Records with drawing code
* * * * *

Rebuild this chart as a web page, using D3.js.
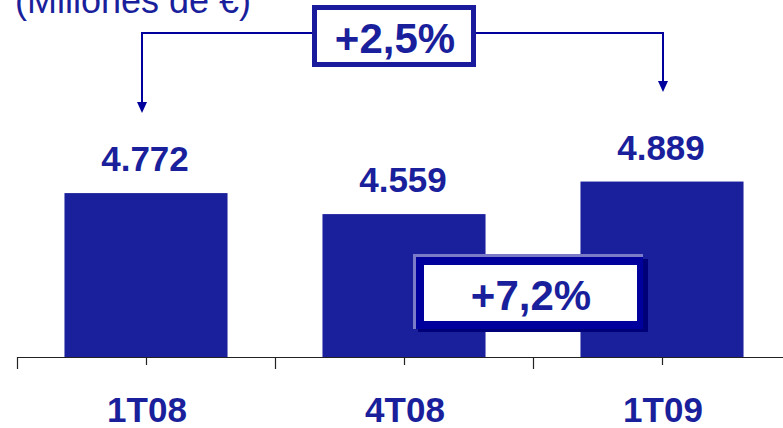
<!DOCTYPE html>
<html><head><meta charset="utf-8">
<script src="https://cdn.jsdelivr.net/npm/d3@7"></script>
<style>html,body{margin:0;padding:0;background:#fff;overflow:hidden}</style>
</head><body>
<script>
const categories = ["1T08", "4T08", "1T09"];
const values = [4772, 4559, 4889];
const valueLabels = ["4.772", "4.559", "4.889"];
const title = "(Millones de €)";
const growthTop = "+2,5%";
const growthBottom = "+7,2%";

const W = 783, H = 428;
const blue = "#1a1f9c", navy = "#00009c";
const font = "Arial, 'Liberation Sans', sans-serif";

const svg = d3.select("body").append("svg").attr("width", W).attr("height", H);

const x = d3.scaleBand().domain(categories).range([17, 791]).padding(0);
const y = d3.scaleLinear().domain([3110, 5138]).range([357, 157]);
const barW = x.bandwidth() * 0.632;
const cx = c => x(c) + x.bandwidth() / 2;

// title
svg.append("text").attr("x", 15).attr("y", 13).attr("font-family", font)
  .attr("font-size", 36).attr("fill", blue).text(title);

// bars
svg.selectAll("rect.bar").data(categories).join("rect").attr("class", "bar")
  .attr("x", c => cx(c) - barW / 2).attr("width", barW)
  .attr("y", (c, i) => y(values[i])).attr("height", (c, i) => y.range()[0] - y(values[i]))
  .attr("fill", blue);

// value labels
svg.selectAll("text.val").data(categories).join("text").attr("class", "val")
  .attr("x", c => cx(c) - 1).attr("y", (c, i) => y(values[i]) - 22)
  .attr("text-anchor", "middle").attr("font-family", font).attr("font-weight", "bold")
  .attr("font-size", 35).attr("fill", blue).text((c, i) => valueLabels[i]);

// axis
const ax = svg.append("g").attr("stroke", "#222").attr("stroke-width", 1.2);
ax.append("line").attr("x1", 17).attr("x2", W).attr("y1", 357.5).attr("y2", 357.5);
const bounds = categories.map(c => x(c)).concat([x.range()[1]]);
ax.selectAll("line.lt").data(bounds).join("line").attr("class", "lt")
  .attr("x1", d => d + 0.5).attr("x2", d => d + 0.5).attr("y1", 357).attr("y2", 369);
ax.selectAll("line.st").data(categories).join("line").attr("class", "st")
  .attr("x1", c => cx(c) + 0.5).attr("x2", c => cx(c) + 0.5).attr("y1", 357).attr("y2", 365);

// category labels
svg.selectAll("text.cat").data(categories).join("text").attr("class", "cat")
  .attr("x", c => cx(c) + 1).attr("y", 422).attr("text-anchor", "middle")
  .attr("font-family", font).attr("font-weight", "bold").attr("font-size", 35)
  .attr("fill", blue).text(c => c);

// top bracket with arrows
const xl = cx(categories[0]) - 4, xr = cx(categories[2]) + 1;
const lineY = 33;
const g = svg.append("g");
g.append("path").attr("d", `M${xl},${lineY + 70} L${xl},${lineY} L${xr},${lineY} L${xr},${lineY + 49}`)
  .attr("fill", "none").attr("stroke", navy).attr("stroke-width", 2);
function arrow(px, tip) {
  g.append("path").attr("d", `M${px - 5},${tip - 11} L${px + 5},${tip - 11} L${px},${tip} Z`).attr("fill", navy);
}
arrow(xl, 113);
arrow(xr, 92);

// top box
g.append("rect").attr("x", 314.5).attr("y", 7.5).attr("width", 159).attr("height", 57)
  .attr("fill", "#fff").attr("stroke", "#1a1a9c").attr("stroke-width", 5);
g.append("text").attr("x", 395).attr("y", 53).attr("text-anchor", "middle")
  .attr("font-family", font).attr("font-weight", "bold").attr("font-size", 42)
  .attr("fill", blue).text(growthTop);

// bottom box
const b = svg.append("g");
b.append("rect").attr("x", 418).attr("y", 259).attr("width", 230).attr("height", 73).attr("fill", "#000078");
b.append("rect").attr("x", 413).attr("y", 254).attr("width", 230).attr("height", 75).attr("fill", "#7b7bc8");
b.append("rect").attr("x", 416).attr("y", 257).attr("width", 227).attr("height", 72).attr("fill", navy);
b.append("rect").attr("x", 424).attr("y", 265).attr("width", 213).attr("height", 56).attr("fill", "#fff");
b.append("text").attr("x", 531).attr("y", 310).attr("text-anchor", "middle")
  .attr("font-family", font).attr("font-weight", "bold").attr("font-size", 42)
  .attr("fill", blue).text(growthBottom);
</script>
</body></html>
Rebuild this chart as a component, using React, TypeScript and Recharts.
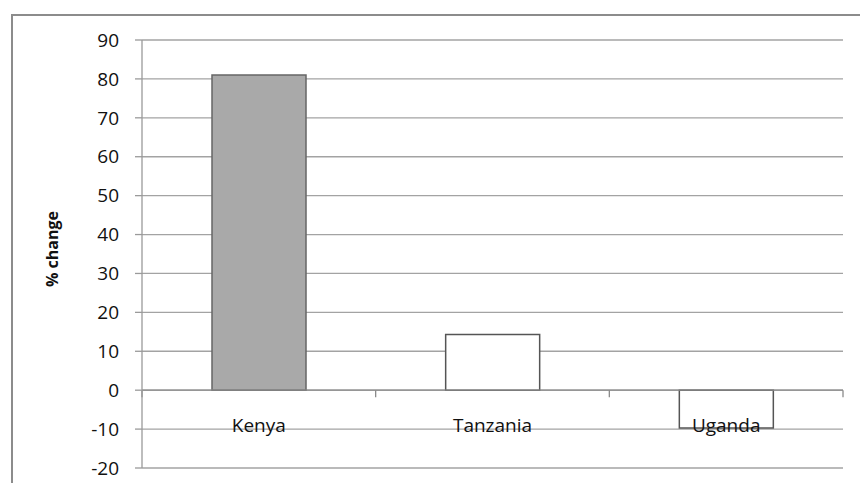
import { BarChart, Bar, Cell, XAxis, YAxis, CartesianGrid, ReferenceLine } from "recharts";

// % change by country
const COUNTRIES = ["Kenya", "Tanzania", "Uganda"];
const CHANGE = [81, 14.3, -9.7];
const Y_TICKS = [-20, -10, 0, 10, 20, 30, 40, 50, 60, 70, 80, 90];
const BOUNDARIES = [0, 1, 2, 3];

const FILLS = ["#a9a9a9", "#ffffff", "#ffffff"];
const STROKES = ["#666666", "#555555", "#555555"];

const FONT = "'Open Sans', sans-serif";

const data = COUNTRIES.map((c, i) => ({ country: c, value: CHANGE[i], pos: i + 0.5 }));

function CategoryTick({ x, y, payload }: any) {
  return (
    <text x={x} y={468} dy={-36} textAnchor="middle" fontSize={19} fontFamily={FONT} fill="#111">
      {payload.value}
    </text>
  );
}

export default function App() {
  return (
    <div style={{ position: "absolute", left: 0, top: 0, width: 860, height: 483, background: "#fff", overflow: "hidden" }}>
      <div style={{
        position: "absolute", left: 11, top: 14, width: 900, height: 520,
        border: "2px solid #8c8c8c", boxSizing: "border-box",
      }} />
      <div style={{ position: "absolute", left: 0, top: 0 }}>
        <BarChart width={860} height={483} data={data} margin={{ top: 40, right: 17, bottom: 0, left: 0 }}>
          <CartesianGrid vertical={false} stroke="#a3a3a3" strokeWidth={1.3} />
          <XAxis dataKey="country" height={15} axisLine={false} tickLine={false} tickSize={0} tickMargin={0} tick={<CategoryTick />} interval={0} />
          <XAxis xAxisId="grid" dataKey="pos" type="number" domain={[0, 3]} allowDataOverflow hide />
          <YAxis
            domain={[-20, 90]}
            ticks={Y_TICKS}
            interval={0}
            width={142}
            tickSize={7}
            tickMargin={16}
            axisLine={{ stroke: "#9a9a9a", strokeWidth: 1.3 }}
            tickLine={{ stroke: "#9a9a9a", strokeWidth: 1.3 }}
            tick={{ fontSize: 19, fontFamily: FONT, fill: "#111" }}
            label={{
              value: "% change", angle: -90, position: "insideLeft", offset: 52, dy: -5,
              style: { fontSize: 16, fontWeight: 700, fontFamily: FONT, fill: "#111", textAnchor: "middle" },
            }}
          />
          <ReferenceLine y={0} stroke="#8a8a8a" strokeWidth={1.3} />
          {BOUNDARIES.map((b) => (
            <ReferenceLine
              key={b}
              xAxisId="grid"
              segment={[{ x: b, y: 0 }, { x: b, y: -1.8 }]}
              stroke="#8a8a8a"
              strokeWidth={1.3}
              ifOverflow="visible"
            />
          ))}
          <Bar dataKey="value" barSize={94} isAnimationActive={false}>
            {data.map((d, i) => (
              <Cell key={d.country} fill={FILLS[i]} stroke={STROKES[i]} strokeWidth={1.5} />
            ))}
          </Bar>
        </BarChart>
      </div>
    </div>
  );
}
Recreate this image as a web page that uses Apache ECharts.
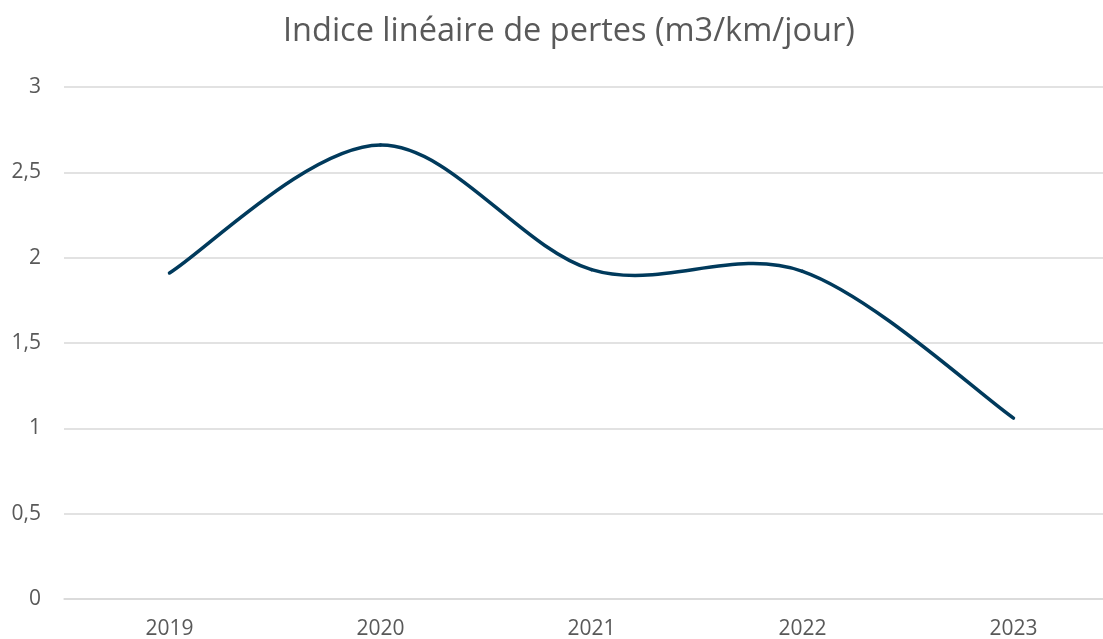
<!DOCTYPE html>
<html>
<head>
<meta charset="utf-8">
<script src="https://cdn.jsdelivr.net/npm/echarts@6/dist/echarts.min.js"></script>
<style>html,body{margin:0;padding:0;background:#fff}#c{width:1103px;height:639px}</style>
</head>
<body>
<div id="c"></div>
<script>
const titleText = 'Indice linéaire de pertes (m3/km/jour)';
const categories = ['2019', '2020', '2021', '2022', '2023'];
const values = [1.91, 2.66, 1.93, 1.92, 1.06];
const yTicks = { min: 0, max: 3, interval: 0.5 };

const LINE_COLOR = '#003a5c';

// Excel-style smoothed line: each data item draws the Bezier segment to the next point,
// using points projected through the chart's own axes (api.coord).
function renderSegment(params, api) {
  const i = params.dataIndex;
  const n = values.length;
  if (i >= n - 1) return null;
  const P = k => api.coord([Math.max(0, Math.min(n - 1, k)), values[Math.max(0, Math.min(n - 1, k))]]);
  const p0 = P(i - 1), p1 = P(i), p2 = P(i + 1), p3 = P(i + 2);
  return {
    type: 'bezierCurve',
    shape: {
      x1: p1[0], y1: p1[1],
      x2: p2[0], y2: p2[1],
      cpx1: p1[0] + (p2[0] - p0[0]) / 6, cpy1: p1[1] + (p2[1] - p0[1]) / 6,
      cpx2: p2[0] - (p3[0] - p1[0]) / 6, cpy2: p2[1] - (p3[1] - p1[1]) / 6
    },
    style: { stroke: LINE_COLOR, lineWidth: 3.5, fill: null, lineCap: 'round' }
  };
}

const chart = echarts.init(document.getElementById('c'));
chart.setOption({
  animation: false,
  title: {
    text: titleText,
    left: 278,
    top: 10,
    textStyle: { fontFamily: 'Open Sans', fontSize: 32.5, fontWeight: 'normal', color: '#595959' }
  },
  grid: { left: 64, width: 1055, top: 87, bottom: 40, containLabel: false, outerBoundsMode: 'none' },
  xAxis: {
    type: 'category',
    data: categories,
    boundaryGap: true,
    axisLine: { lineStyle: { color: '#d9d9d9', width: 1.5 } },
    axisTick: { show: false },
    axisLabel: { margin: 20, fontFamily: 'Open Sans', fontSize: 21, color: '#595959' }
  },
  yAxis: {
    type: 'value',
    min: yTicks.min, max: yTicks.max, interval: yTicks.interval,
    axisLine: { show: false },
    axisTick: { show: false },
    splitLine: { lineStyle: { color: '#d9d9d9', width: 1.5 } },
    axisLabel: {
      margin: 23, fontFamily: 'Open Sans', fontSize: 21, color: '#595959',
      formatter: v => String(v).replace('.', ',')
    }
  },
  series: [{
    type: 'custom',
    renderItem: renderSegment,
    clip: false,
    encode: { x: 0, y: 1 },
    data: categories.map((c, i) => [i, values[i]])
  }]
});
</script>
</body>
</html>
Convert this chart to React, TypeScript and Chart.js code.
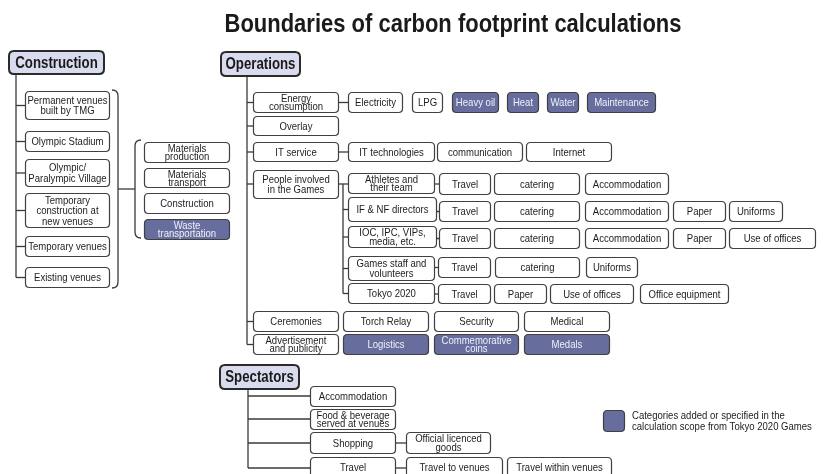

* * * * *

Among the records above, locate the line containing "Rebuild this chart as a component, using" and the line containing "YAxis, CartesianGrid, ReferenceLine", then transcribe exactly the lines starting at the first and ending at the second, with no pictures.

**RESPONSE:**
Rebuild this chart as a component, using React, TypeScript and Recharts.
import { BarChart, Bar, Cell, XAxis, YAxis, CartesianGrid, ReferenceLine } from "recharts";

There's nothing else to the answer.